The Cobden Centre has no position on any proposed takeover by one pharmaceutical firm of another. On the plus side, the move by Pfizer is an instance of a global market looking for efficency gains, for which shareholders of both the US firm and its intended target, AstraZeneca, can hope to benefit. If the deal fails, hopefully this will be a spur to both companies to develop better medicines. What matters is the free movement of capital and goods, for the benefit of humanity as well as private interests.
What caught my attention is that Pfizer’s chief executive, Ian Read, carries a gold coin with him. Sadly, this isn’t because the world has suddenly returned to the gold standard, which would provide enormous efficency gains to global firms like Pfizer, which could price its products and pay for its goods in gold.
Instead, the gold coin carries a message on each side, “Straight Talk” and “Own It.” Call me an egalitarian, but I would like to see everyone carrying gold coins in their wallets. Nice to know that Mr Reid has at least some hedge against a collapsing paper currency…
US firms are no longer interested in efficiency gains. All that matters in the era of fundamentally transforming the States into a kommietopian dream from an absentee father is currying favor with the Washington masters.
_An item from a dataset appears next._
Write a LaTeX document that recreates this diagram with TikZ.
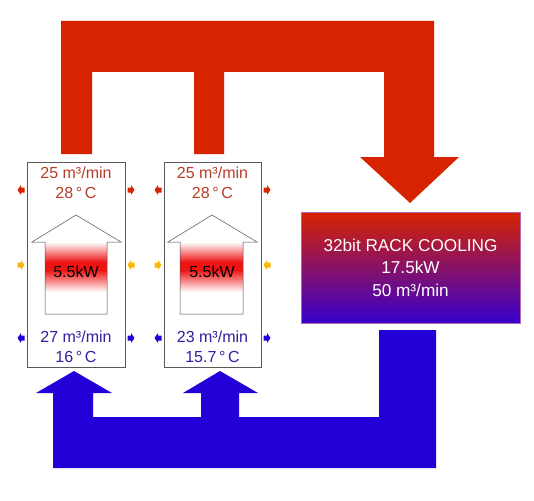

Many of the large pharmaceutical and health insurance companies were all on board the federal government’s seizure of the health care system in the hopes of mandatory customers providing them unimaginable riches in exchange for well-placed considerations. A diminishing minority of us Yanks bitterly resent having our God-given liberties stolen from us by crony capitalists conspiring with federal officials who consider themselves Orwell’s more equal animals. My guess is that Master Reid carries gold because he can and he wishes to rub the faces of those who can’t in that thought. There will come a point when these crony corruptibles will attack a figurative Pearl Harbor and awaken the sleeping giant of those still yearning to breathe free. This will indeed, as Mr. Schlichter is fond of reminding us, end badly.
Much as I would like to agree Antoine, `9and mark Littlewood) we are not in a free market yet and these takeovers are a function of ultra low interest rates, corporatism not sound money.
Had the banks been allowed to go bust on 2008 then these takeovers would have been far less likely to happen.